Whem I was in Gaza in March, one of the Hamas people I interviewed was newly elected legislator Jamila al-Shanty. In this piece that I subsequently wrote for Salon, I described her in this way:
- Jamila Shanty is a robust, good-natured woman with a well-defined, expressive face who bustles into our meeting toting a large, tattered briefcase. Formerly a professor of psychology and philosophy at Gaza Islamic University, she relishes her new role in the parliament where, she tells me, she hopes to sit on the political and legal-affairs committees.
“We need to strengthen our internal front and restore some discipline to Palestinian society,” she says of Hamas’ imminent priorities. “We must not give Israel the chance to come in here and bomb… ”
Well, Hamas stuck for many months to the unilateral ceasefire it had maintained, despite strong and continuing Israeli provocation… But that didn’t stop Israel from bombing Gaza (as we know)… or from blocading and stifling and trying to starve it’s 1.3 million people.
Last week, Shanty was one of the prime organizers of the nonviolent action wherein hundreds of women from the Beit Hamoun area defied the Israeli cirfew and went down to the town’s mosque to rescue their menfolk.  A couple of days later the Israeli artillery shelled the house where she lives with her sister-in-law, and the sister-in-law’s children.  Her sister-in-law Nahla and two of Jamila’s bodyguards were all reportedly killed, though Jamila herself was not there that night.
Yesterday, Ms. Shanty had this very poignant article in The Guardian.  It was published under the title “We Overcame Our fear.”
In it she wrote this:
-  We still do not know what has become of our sons, husbands and brothers since all males over 15 years old were taken away last Thursday. They were ordered to strip to their underwear, handcuffed and led away.
It is not easy as a mother, sister or wife to watch those you love disappear before your eyes. Perhaps that was what helped me, and 1,500 other women, to overcome our fear and defy the Israeli curfew last Friday – and set about freeing some of our young men who were besieged in a mosque while defending us and our city against the Israeli military machine.
We faced the most powerful army in our region unarmed. The soldiers were loaded up with the latest weaponry, and we had nothing, except each other and our yearning for freedom. As we broke through the first barrier, we grew more confident, more determined to break the suffocating siege. The soldiers of Israel’s so-called defence force did not hesitate to open fire on unarmed women. The sight of my close friends Ibtissam Yusuf abu Nada and Rajaa Ouda taking their last breaths, bathed in blood, will live with me for ever.
Later an Israeli plane shelled a bus taking children to a kindergarten. Two children were killed, along with their teacher. In the last week 30 children have died…

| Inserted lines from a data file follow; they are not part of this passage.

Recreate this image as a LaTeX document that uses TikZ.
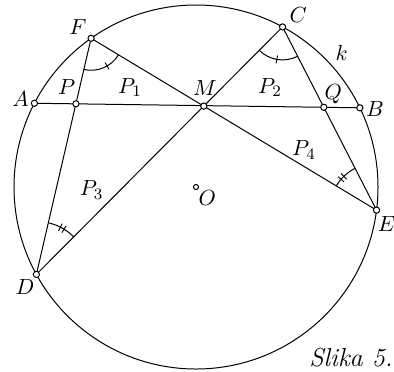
\documentclass[tikz,border=0pt]{standalone}
\usepackage{amsmath,amssymb}
\usepackage{tikz}
\usetikzlibrary{calc}
\tikzset{
  odot/.style  = {circle, draw, fill=white, inner sep=1.1pt},
  lbl/.style   = {font=\fontsize{11}{13}\selectfont},
  tick/.style  = {line width=0.45pt},
}

\begin{document}
\begin{tikzpicture}[x=0.5pt,y=0.5pt,line width=0.5pt]
  \useasboundingbox (-196,-184) rectangle (198,187);
  \coordinate (O) at (0,0);
  \coordinate (A) at (152.6:182);
  \coordinate (B) at (25.8:182);
  \coordinate (F) at (125.2:182);
  \coordinate (C) at (61.6:182);
  \coordinate (E) at (-7.3:182);
  \coordinate (D) at (208.7:182);
  \coordinate (M) at (intersection of C--D and E--F);
  \coordinate (P) at (intersection of A--B and F--D);
  \coordinate (Q) at (intersection of A--B and C--E);
  \draw (O) circle[radius=182];
  \draw (A) -- (B);
  \draw (F) -- (D) -- (C) -- (E) -- (F);
  % equal angles at F and C
  \draw ($(F)+(257:32)$) arc[start angle=257, end angle=329, radius=32];
  \draw[tick] ($(F)+(300:28)$) -- ($(F)+(300:36)$);
  \draw ($(C)+(225.1:33)$) arc[start angle=225.1, end angle=297.1, radius=33];
  \draw[tick] ($(C)+(260:29)$) -- ($(C)+(260:37)$);
  % equal angles at D and E
  \draw ($(D)+(45.1:53)$) arc[start angle=45.1, end angle=77, radius=53];
  \draw[tick] ($(D)+(58.5:49)$) -- ($(D)+(58.5:57)$);
  \draw[tick] ($(D)+(63:49)$) -- ($(D)+(63:57)$);
  \draw ($(E)+(117.1:47)$) arc[start angle=117.1, end angle=148.95, radius=47];
  \draw[tick] ($(E)+(134:43)$) -- ($(E)+(134:51)$);
  \draw[tick] ($(E)+(139:43)$) -- ($(E)+(139:51)$);
  % points
  \foreach \p in {A,B,C,D,E,F,M,P,Q}
    \node[odot] (d\p) at (\p) {};
  \node[odot, inner sep=0.9pt] (dO) at (O) {};
  % labels
  \node[lbl] (lF) at (-118,160) {$F$};
  \node[lbl] (lA) at (-175.3,88.3) {$A$};
  \node[lbl] (lP) at (-129.3,99.7) {$P$};
  \node[lbl] (lP1) at (-66,99.7) {$P_1$};
  \node[lbl] (lM) at (9,98.7) {$M$};
  \node[lbl] (lP2) at (74,99.7) {$P_2$};
  \node[lbl] (lQ) at (137.3,93) {$Q$};
  \node[lbl] (lB) at (179,78) {$B$};
  \node[lbl] (lC) at (102.3,172) {$C$};
  \node[lbl] (lk) at (145.7,133.7) {$k$};
  \node[lbl] (lP3) at (-104.3,-3) {$P_3$};
  \node[lbl] (lD) at (-171,-99.7) {$D$};
  \node[lbl] (lO) at (11.3,-11.3) {$O$};
  \node[lbl] (lP4) at (108,37) {$P_4$};
  \node[lbl] (lE) at (190.7,-37.3) {$E$};
  \node[font=\fontsize{13}{15}\selectfont\itshape] (cap) at (155,-171) {Slika 5.};
\end{tikzpicture}
\end{document}
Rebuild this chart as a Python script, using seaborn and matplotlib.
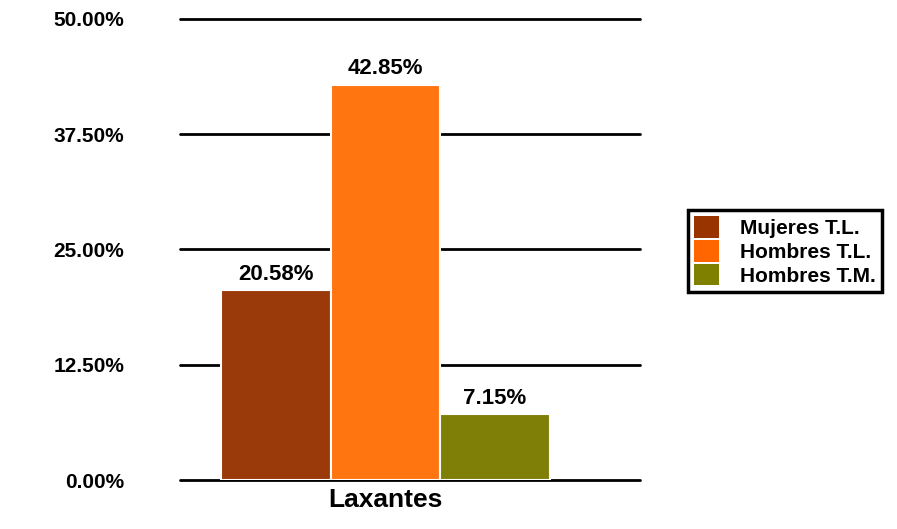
import matplotlib
matplotlib.use("Agg")
import matplotlib.pyplot as plt
import seaborn as sns
import pandas as pd
from matplotlib.patches import Patch

categories = ["Laxantes"]
series = ["Mujeres T.L.", "Hombres T.L.", "Hombres T.M."]
values = [20.58, 42.85, 7.15]
colors = ["#9A3A0B", "#FF7510", "#7F7F08"]
legend_colors = ["#993300", "#FF6600", "#808000"]
yticks = [0, 12.5, 25, 37.5, 50]
ytick_labels = ["0.00%", "12.50%", "25.00%", "37.50%", "50.00%"]

sns.set_theme(style="white")
plt.rcParams['font.family'] = ['Liberation Sans', 'DejaVu Sans']
plt.rcParams['text.color'] = 'black'
plt.rcParams['xtick.color'] = 'black'
plt.rcParams['ytick.color'] = 'black'

df = pd.DataFrame({"cat": categories * len(series), "serie": series, "val": values})

fig = plt.figure(figsize=(8.97, 5.29), dpi=100)
ax = fig.add_axes([180/897, 1 - 480/529, 460/897, (480 - 19)/529])

sns.barplot(data=df, x="cat", y="val", hue="serie", palette=colors, ax=ax,
            saturation=1, edgecolor="white", linewidth=1.5, legend=False)

for p, v in zip(ax.patches, values):
    ax.text(p.get_x() + p.get_width() / 2, v + 0.6, f"{v:.2f}%",
            ha="center", va="bottom", fontsize=16, fontweight="bold", color="black")

ax.set_ylim(0, 50)
ax.set_xlim(-0.5, 0.62)
ax.set_yticks(yticks)
ax.set_yticklabels(ytick_labels, fontsize=15, fontweight="bold", color="black")
ax.tick_params(axis="y", pad=40, length=0)
ax.yaxis.grid(True, color="black", linewidth=2)
for gl in ax.get_ygridlines():
    gl.set_clip_on(False)
ax.set_axisbelow(True)
for s in ax.spines.values():
    s.set_visible(False)
ax.set_xlabel("")
ax.set_ylabel("")
ax.set_xticks([0])
ax.set_xticklabels(categories, fontsize=19, fontweight="bold", color="black")
ax.tick_params(axis="x", pad=6, length=0)

handles = [Patch(facecolor=c, edgecolor="none") for c in legend_colors]
leg = fig.legend(handles, series, loc="center left", bbox_to_anchor=(688/897, 1 - 251/529),
                 frameon=True, fancybox=False, edgecolor="black", framealpha=1,
                 prop={"weight": "bold", "size": 15}, handlelength=1.2, handleheight=1.2,
                 labelspacing=0.1, borderpad=0.3, handletextpad=1.0, borderaxespad=0)
leg.get_frame().set_linewidth(2.5)
leg.get_frame().set_edgecolor("black")
for t in leg.get_texts():
    t.set_color("black")

fig.savefig("out.png", dpi=100)
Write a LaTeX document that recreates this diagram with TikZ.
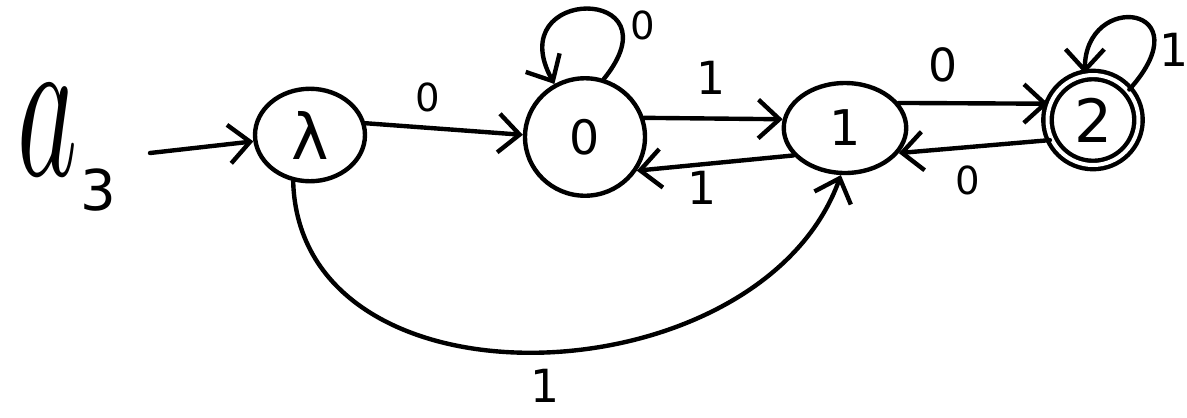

Shortly after announcing his project to democratise the Middle East, President Bush did all he could to strangle our nascent democracy, arresting our ministers and MPs. I have yet to hear western condemnation that I, an elected MP, have had my home demolished and relatives killed by Israel’s bombs. When the bodies of my friends and colleagues were torn apart there was not one word from those who claim to be defenders of women’s rights on Capitol Hill and in 10 Downing Street.
Why should we Palestinians have to accept the theft of our land, the ethnic cleansing of our people, incarcerated in forsaken refugee camps, and the denial of our most basic human rights, without protesting and resisting?
The lesson the world should learn from Beit Hanoun last week is that Palestinians will never relinquish our land, towns and villages. We will not surrender our legitimate rights for a piece of bread or handful of rice. The women of Palestine will resist this monstrous occupation imposed on us at gunpoint, siege and starvation. Our rights and those of future generations are not open for negotiation…
We all need to listen to the pain and the arguments that Ms. Shanty, a very savvy political organizer and community leader, articulates here.  We don’t need to agree with everything that she or other women and men from Hamas say in order to recognize and acknowledge that some of what they say has validity.  The Palestinian question has to be addressed, and has to be resolved in a fair and sustainable manner; and this will not happen unless the large proportion of Palestinians who share this M.P.’s views are actively included in the peacemaking.
For myself, I want to start by sending Ms. Shanty my heartfelt condolences on the loss of her sister-in-law, her friends, and her family property– and my promise that I will do everything I can to work for a de-escalation of all the violence between Israel and the Palestinians and a fair and sustainable resolution of the Israeli-Palestinian conflict.  My country has for far too long given Israel unquestioning support for all the actions it has taken against the Palestinians– including giving Israel huge financial, military, and political support that in recent years has been continued with no linkage made at all between that aid and Israel’s military or diplomatic misbehavior toward the Palestinians (or the Lebanese.)  That has to stop.  Fair-minded conditionality and accountability has to be established toward both sides in this tragically destructive conflict.  And we need to extend equal human respect and concern to people on both sides of the line.
People in the US have in recent months been (re-)learning that we cannot build our nation’s security on an attempt to dominate others by violence and brute force.  The same is equally true for Israel.